WHAT TO DO
Print the listing from its top line through the line containing "(8,10) -- (1290,10);", nothing more, and leave out the pictures.

INFORMATION PROVIDED
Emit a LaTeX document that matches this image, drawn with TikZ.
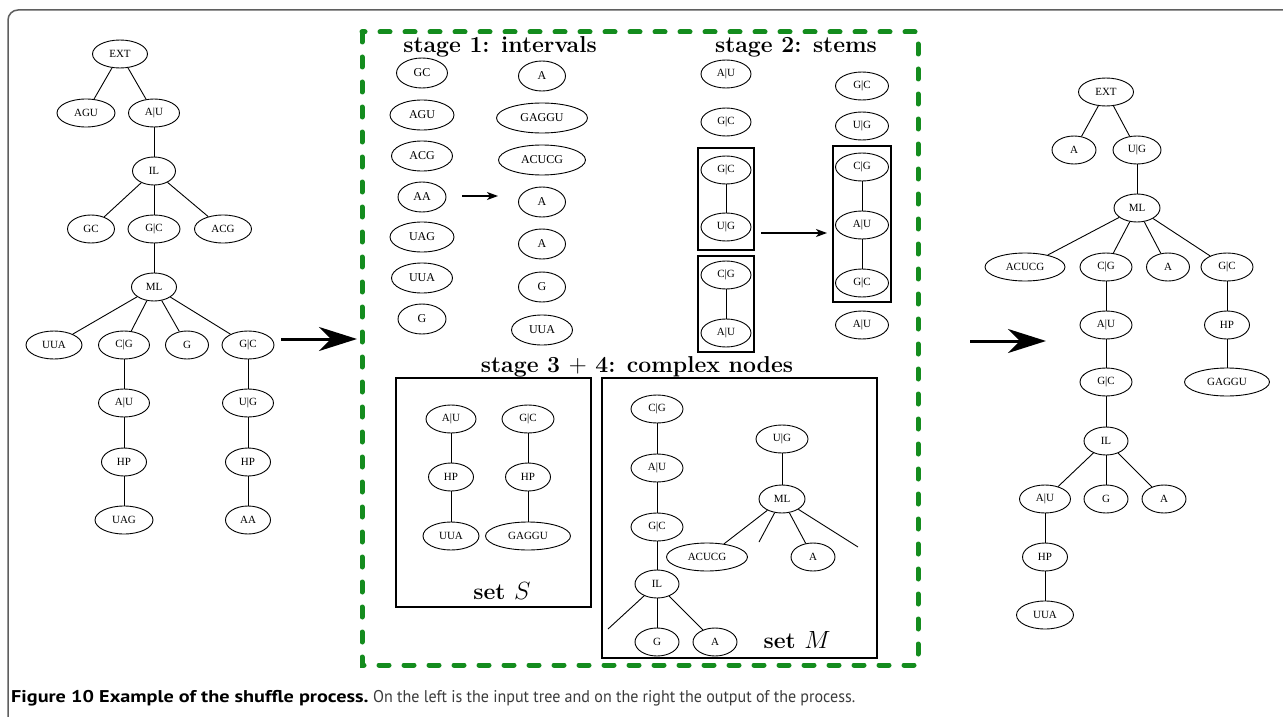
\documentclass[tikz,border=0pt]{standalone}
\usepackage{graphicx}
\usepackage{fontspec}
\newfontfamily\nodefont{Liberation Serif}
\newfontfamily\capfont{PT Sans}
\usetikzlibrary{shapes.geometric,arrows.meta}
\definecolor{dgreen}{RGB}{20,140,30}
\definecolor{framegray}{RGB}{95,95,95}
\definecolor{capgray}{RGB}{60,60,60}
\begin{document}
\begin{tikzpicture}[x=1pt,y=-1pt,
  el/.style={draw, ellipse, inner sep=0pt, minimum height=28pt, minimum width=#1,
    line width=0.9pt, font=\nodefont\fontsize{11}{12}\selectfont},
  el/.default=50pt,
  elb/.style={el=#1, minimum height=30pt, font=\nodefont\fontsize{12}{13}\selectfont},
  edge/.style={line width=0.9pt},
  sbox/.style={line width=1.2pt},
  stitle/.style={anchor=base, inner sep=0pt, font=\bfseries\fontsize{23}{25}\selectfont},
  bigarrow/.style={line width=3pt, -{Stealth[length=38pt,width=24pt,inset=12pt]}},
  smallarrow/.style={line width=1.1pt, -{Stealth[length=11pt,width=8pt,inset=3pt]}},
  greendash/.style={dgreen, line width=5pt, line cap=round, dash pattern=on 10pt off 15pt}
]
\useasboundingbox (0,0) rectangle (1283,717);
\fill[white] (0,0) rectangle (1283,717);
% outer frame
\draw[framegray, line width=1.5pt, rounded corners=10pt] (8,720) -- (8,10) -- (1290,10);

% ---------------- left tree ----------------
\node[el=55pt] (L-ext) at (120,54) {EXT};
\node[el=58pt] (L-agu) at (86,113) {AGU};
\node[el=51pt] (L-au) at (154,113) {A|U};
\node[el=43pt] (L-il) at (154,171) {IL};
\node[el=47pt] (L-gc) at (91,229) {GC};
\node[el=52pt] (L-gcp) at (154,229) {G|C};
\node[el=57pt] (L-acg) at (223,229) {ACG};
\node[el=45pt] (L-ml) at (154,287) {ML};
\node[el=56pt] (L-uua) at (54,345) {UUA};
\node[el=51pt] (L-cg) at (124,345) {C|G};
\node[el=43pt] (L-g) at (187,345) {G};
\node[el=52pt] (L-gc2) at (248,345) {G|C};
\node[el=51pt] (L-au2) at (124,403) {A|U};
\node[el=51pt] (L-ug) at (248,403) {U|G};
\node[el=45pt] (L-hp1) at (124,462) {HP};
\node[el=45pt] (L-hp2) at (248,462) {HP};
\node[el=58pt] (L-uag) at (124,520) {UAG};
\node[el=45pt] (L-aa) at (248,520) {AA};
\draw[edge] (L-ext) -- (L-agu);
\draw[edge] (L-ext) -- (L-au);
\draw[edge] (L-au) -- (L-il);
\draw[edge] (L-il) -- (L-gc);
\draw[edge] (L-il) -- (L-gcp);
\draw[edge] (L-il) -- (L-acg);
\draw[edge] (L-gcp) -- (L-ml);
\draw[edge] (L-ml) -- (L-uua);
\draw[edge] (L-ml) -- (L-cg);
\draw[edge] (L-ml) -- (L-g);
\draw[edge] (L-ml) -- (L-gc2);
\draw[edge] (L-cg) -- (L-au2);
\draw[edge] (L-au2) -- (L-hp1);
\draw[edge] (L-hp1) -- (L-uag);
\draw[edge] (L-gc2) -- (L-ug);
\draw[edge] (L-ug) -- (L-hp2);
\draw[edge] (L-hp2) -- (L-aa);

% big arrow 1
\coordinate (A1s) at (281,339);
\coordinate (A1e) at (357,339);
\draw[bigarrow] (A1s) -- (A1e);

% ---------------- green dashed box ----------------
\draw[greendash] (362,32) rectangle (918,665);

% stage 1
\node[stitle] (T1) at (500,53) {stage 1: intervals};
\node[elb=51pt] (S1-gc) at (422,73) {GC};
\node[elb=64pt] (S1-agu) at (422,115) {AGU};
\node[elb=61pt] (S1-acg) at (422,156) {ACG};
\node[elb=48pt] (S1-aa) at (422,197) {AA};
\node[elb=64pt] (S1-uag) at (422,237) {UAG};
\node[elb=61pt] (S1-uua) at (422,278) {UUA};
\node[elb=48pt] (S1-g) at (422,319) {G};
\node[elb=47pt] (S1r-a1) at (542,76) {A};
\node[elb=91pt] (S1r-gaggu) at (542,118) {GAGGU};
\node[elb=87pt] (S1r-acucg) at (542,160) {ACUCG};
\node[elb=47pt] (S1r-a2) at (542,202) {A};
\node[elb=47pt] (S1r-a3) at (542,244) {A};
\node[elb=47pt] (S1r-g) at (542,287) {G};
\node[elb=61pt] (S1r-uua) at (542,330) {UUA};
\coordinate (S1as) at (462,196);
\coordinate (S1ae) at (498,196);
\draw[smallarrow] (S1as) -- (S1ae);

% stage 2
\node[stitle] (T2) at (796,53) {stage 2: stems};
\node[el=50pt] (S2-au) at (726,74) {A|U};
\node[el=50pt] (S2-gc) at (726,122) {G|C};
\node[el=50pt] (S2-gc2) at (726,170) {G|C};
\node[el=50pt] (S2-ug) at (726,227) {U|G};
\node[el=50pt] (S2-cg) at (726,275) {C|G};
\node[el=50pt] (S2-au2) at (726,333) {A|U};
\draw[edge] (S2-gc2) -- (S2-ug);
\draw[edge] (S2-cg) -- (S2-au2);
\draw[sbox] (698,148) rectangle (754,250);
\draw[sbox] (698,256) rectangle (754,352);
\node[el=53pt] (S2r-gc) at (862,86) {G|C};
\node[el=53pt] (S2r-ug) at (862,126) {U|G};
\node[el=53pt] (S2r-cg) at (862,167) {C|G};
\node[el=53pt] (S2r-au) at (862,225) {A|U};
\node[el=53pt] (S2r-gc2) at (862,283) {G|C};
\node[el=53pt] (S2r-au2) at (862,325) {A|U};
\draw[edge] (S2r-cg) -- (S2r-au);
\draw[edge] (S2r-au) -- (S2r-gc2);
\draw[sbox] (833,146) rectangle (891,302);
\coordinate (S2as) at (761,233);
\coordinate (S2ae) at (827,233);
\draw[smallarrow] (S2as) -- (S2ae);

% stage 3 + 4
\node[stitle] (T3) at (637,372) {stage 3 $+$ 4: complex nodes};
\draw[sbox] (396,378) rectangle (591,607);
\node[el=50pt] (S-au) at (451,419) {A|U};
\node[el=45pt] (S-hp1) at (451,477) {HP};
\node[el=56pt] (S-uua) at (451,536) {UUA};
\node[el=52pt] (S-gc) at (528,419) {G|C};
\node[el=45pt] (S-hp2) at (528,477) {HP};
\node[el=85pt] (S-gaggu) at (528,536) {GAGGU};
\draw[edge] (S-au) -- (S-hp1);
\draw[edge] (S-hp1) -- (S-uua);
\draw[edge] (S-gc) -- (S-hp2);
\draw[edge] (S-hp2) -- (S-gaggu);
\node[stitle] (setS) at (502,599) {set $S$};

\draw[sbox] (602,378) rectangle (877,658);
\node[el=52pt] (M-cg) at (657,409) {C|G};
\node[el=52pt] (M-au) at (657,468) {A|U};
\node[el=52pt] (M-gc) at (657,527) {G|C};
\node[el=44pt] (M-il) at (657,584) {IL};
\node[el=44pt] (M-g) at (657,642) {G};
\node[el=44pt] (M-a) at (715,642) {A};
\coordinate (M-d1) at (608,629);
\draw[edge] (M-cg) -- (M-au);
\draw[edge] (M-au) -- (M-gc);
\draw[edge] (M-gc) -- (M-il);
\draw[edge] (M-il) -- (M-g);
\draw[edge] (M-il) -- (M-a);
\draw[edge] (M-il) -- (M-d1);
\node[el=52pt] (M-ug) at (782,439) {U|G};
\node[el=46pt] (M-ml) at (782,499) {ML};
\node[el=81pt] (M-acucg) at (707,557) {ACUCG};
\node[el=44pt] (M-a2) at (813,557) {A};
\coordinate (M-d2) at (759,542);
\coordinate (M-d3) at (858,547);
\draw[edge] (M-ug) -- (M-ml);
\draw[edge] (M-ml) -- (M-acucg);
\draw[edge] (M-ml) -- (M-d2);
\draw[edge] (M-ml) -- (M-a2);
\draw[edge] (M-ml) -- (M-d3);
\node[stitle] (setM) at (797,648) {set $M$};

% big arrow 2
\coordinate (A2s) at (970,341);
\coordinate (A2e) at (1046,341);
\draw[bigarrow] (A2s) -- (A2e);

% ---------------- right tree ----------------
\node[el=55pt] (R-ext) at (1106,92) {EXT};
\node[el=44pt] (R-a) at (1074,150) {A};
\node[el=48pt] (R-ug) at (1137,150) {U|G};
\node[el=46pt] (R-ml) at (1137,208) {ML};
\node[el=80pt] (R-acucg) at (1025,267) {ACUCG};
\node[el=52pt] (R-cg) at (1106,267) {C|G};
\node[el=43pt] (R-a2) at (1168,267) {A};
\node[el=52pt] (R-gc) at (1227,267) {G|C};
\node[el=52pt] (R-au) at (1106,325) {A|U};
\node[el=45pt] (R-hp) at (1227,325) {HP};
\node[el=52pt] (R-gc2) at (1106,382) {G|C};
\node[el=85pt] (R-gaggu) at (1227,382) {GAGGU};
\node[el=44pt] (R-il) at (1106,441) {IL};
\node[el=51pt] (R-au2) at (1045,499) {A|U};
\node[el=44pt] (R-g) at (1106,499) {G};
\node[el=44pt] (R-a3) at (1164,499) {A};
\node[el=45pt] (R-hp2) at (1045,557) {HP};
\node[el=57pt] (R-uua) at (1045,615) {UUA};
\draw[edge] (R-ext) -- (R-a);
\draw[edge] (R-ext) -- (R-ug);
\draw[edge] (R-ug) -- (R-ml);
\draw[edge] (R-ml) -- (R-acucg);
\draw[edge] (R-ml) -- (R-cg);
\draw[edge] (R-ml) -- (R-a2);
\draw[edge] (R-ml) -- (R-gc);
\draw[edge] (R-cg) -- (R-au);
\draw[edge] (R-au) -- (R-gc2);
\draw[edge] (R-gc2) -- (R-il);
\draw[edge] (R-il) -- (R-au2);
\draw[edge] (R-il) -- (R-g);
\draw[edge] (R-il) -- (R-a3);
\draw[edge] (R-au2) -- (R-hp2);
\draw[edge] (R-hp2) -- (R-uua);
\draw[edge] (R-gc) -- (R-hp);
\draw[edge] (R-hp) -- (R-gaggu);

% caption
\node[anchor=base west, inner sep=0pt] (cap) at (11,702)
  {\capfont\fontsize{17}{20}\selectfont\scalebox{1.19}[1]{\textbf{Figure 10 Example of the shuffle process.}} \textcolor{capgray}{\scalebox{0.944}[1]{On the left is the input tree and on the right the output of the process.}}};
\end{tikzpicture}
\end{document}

TASK ANSWER
Emit a LaTeX document that matches this image, drawn with TikZ.
\documentclass[tikz,border=0pt]{standalone}
\usepackage{graphicx}
\usepackage{fontspec}
\newfontfamily\nodefont{Liberation Serif}
\newfontfamily\capfont{PT Sans}
\usetikzlibrary{shapes.geometric,arrows.meta}
\definecolor{dgreen}{RGB}{20,140,30}
\definecolor{framegray}{RGB}{95,95,95}
\definecolor{capgray}{RGB}{60,60,60}
\begin{document}
\begin{tikzpicture}[x=1pt,y=-1pt,
  el/.style={draw, ellipse, inner sep=0pt, minimum height=28pt, minimum width=#1,
    line width=0.9pt, font=\nodefont\fontsize{11}{12}\selectfont},
  el/.default=50pt,
  elb/.style={el=#1, minimum height=30pt, font=\nodefont\fontsize{12}{13}\selectfont},
  edge/.style={line width=0.9pt},
  sbox/.style={line width=1.2pt},
  stitle/.style={anchor=base, inner sep=0pt, font=\bfseries\fontsize{23}{25}\selectfont},
  bigarrow/.style={line width=3pt, -{Stealth[length=38pt,width=24pt,inset=12pt]}},
  smallarrow/.style={line width=1.1pt, -{Stealth[length=11pt,width=8pt,inset=3pt]}},
  greendash/.style={dgreen, line width=5pt, line cap=round, dash pattern=on 10pt off 15pt}
]
\useasboundingbox (0,0) rectangle (1283,717);
\fill[white] (0,0) rectangle (1283,717);
% outer frame
\draw[framegray, line width=1.5pt, rounded corners=10pt] (8,720) -- (8,10) -- (1290,10);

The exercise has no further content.